Over several years Russia has reportedly supported the separatist forceswith arms and trained personnel. It has applied boycotts on Georgian goods and shut off energy supplies to Georgia. It has broadly granted Russian citizenship and issued Russian passports to people living in Georgia's separatist regions. It has provided economic subsidies to the separatist regions and granted residents of those regions the right to vote in Russian elections. Its so-called "peacekeeping" forces in the separatist regions appeared to have played a biased role in favor, of course, of the separatist regime. More recently, on April 16, the Kremlin issued a decree further expanding its "official" ties with the separatist regions.

Most objective observers would affirm that the Georgian Government has tried to be fair and open-minded in its efforts to negotiate a settlement in the separatist conflicts. One has to wonder, however, if sporadic and mysterious incidents involving small-scale attacks on Georgian territory and forces are meant to provoke the Georgian Government.

One such incident occurred on April 20. An unmanned and unarmed Georgian reconnaissance aircraft was shot down over Georgian territory, reportedly by a Russian MIG-29 fighter. Since neither Georgia nor the separatist regimes have MIG-29 jets among their forces, it seems difficult for Russia to deny its involvement.

Mr. Speaker, the Georgian people have made tremendous progress since the "Rose Revolution" of 2003. Georgia is not a perfect democracy, but it's heading in the right direction. It certainly compares very well with the trends in Russia, where a totalitarian regime is steadily being constructed once again.

Georgia deserves the support and encouragement of leading states of Europe and the support of the United States. Democracy and reform in Georgia will only succeed if the European Union, the leading states of Europe, and the United States remain engaged and strongly support it.

The resolution calls for the Kremlin to immediately revoke its decision to expand "official ties" with the separatist regions in Georgia. The resolution expresses strong support for the restoration of the territorial integrity of Georgia and for the peaceful resolution of conflicts within Georgia's borders. It also restates the declaration made by the NATO heads of state at the recent summit in Bucharest, Romania, in which they confidently stated their belief that the Republic of Georgia will become a member of NATO some day. And it urges NATO allies to favorably consider Georgia's application for admission in the Membership Action Plan, or MAP, during the NATO Ministers meeting this December, MAP being a program to simply help interested applicants for membership and prepare them to meet the standards required of all NATO allies.
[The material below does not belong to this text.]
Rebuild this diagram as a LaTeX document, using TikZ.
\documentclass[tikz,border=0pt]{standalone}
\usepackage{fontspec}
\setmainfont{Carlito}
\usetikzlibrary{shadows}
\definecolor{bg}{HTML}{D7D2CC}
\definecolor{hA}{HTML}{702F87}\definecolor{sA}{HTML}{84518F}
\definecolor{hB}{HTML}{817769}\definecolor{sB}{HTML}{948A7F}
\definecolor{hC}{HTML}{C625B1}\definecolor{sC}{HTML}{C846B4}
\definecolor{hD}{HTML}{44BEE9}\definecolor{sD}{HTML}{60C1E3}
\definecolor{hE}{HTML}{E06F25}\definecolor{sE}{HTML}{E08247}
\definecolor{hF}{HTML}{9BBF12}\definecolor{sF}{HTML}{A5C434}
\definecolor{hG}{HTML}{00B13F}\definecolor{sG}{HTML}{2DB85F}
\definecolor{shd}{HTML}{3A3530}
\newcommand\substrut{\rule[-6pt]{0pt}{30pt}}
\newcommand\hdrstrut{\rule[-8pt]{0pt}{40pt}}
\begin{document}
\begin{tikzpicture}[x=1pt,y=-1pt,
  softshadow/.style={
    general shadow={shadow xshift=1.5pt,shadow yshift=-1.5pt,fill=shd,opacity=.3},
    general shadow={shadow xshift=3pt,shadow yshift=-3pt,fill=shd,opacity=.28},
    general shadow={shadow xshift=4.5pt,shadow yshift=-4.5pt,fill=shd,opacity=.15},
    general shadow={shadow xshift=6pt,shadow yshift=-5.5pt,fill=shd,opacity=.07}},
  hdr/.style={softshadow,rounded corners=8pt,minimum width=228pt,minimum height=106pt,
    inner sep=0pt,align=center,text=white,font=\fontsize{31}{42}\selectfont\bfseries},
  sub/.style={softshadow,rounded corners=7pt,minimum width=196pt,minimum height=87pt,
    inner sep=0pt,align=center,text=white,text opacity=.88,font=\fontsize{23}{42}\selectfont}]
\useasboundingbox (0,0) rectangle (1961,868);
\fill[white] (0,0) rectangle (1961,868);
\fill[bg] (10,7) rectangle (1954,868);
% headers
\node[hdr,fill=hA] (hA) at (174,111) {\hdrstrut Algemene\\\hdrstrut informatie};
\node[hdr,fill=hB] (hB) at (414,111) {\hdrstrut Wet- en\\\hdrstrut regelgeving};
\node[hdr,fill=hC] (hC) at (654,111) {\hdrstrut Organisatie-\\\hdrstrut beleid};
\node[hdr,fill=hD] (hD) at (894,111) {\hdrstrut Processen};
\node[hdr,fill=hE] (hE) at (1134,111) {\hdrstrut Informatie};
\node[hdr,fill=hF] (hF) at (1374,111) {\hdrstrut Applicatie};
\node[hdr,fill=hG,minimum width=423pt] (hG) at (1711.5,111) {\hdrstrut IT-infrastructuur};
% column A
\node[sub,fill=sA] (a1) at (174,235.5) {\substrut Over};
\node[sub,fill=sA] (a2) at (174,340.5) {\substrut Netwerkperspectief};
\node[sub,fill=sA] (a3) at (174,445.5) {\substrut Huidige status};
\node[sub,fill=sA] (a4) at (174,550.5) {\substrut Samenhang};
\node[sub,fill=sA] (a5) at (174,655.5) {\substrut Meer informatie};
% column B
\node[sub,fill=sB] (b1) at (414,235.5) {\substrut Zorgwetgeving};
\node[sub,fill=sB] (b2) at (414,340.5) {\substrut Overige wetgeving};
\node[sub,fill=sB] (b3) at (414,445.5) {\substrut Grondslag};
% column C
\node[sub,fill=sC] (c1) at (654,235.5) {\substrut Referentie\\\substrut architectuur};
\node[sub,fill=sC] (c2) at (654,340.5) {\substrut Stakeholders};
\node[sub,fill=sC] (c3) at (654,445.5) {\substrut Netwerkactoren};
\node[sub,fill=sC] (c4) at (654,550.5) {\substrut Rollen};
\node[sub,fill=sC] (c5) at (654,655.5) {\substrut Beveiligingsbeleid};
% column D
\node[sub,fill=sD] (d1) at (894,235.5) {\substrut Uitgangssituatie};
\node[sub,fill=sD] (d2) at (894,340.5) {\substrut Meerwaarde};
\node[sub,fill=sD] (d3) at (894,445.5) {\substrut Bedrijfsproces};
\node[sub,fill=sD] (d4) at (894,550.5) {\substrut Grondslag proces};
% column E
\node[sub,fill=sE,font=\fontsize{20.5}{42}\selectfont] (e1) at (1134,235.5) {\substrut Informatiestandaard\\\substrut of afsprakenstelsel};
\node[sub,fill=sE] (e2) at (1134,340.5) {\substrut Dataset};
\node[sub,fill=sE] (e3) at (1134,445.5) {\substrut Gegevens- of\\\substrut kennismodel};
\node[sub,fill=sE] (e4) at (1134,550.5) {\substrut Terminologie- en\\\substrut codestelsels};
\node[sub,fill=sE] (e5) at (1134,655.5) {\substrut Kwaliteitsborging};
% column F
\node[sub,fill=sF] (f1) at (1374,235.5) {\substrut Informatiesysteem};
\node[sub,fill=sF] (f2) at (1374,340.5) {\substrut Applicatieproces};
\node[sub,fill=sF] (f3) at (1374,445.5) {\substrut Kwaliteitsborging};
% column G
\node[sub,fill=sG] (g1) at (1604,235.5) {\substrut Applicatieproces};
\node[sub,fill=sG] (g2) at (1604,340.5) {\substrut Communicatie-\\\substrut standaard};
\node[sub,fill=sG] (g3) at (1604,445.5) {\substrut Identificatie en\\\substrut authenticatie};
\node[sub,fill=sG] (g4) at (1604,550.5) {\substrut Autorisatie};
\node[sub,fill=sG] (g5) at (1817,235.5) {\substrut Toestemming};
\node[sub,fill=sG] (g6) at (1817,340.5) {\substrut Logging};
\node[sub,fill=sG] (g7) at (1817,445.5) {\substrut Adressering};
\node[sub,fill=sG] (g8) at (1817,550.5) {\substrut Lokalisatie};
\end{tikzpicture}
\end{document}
Mr. Speaker, this resolution is intended to support the sovereignty of Georgia and support an end to any irresponsible actions by the Russian Government that undermine its sovereignty and the prospects for a peaceful resolution of the separatist conflicts in that country.

I note again as well that nothing stated in this resolution with regard to NATO and Georgia's interest in membership in that alliance is any different from what was stated at the recent NATO summit.

I support this resolution and urge all my colleagues to do the same as well.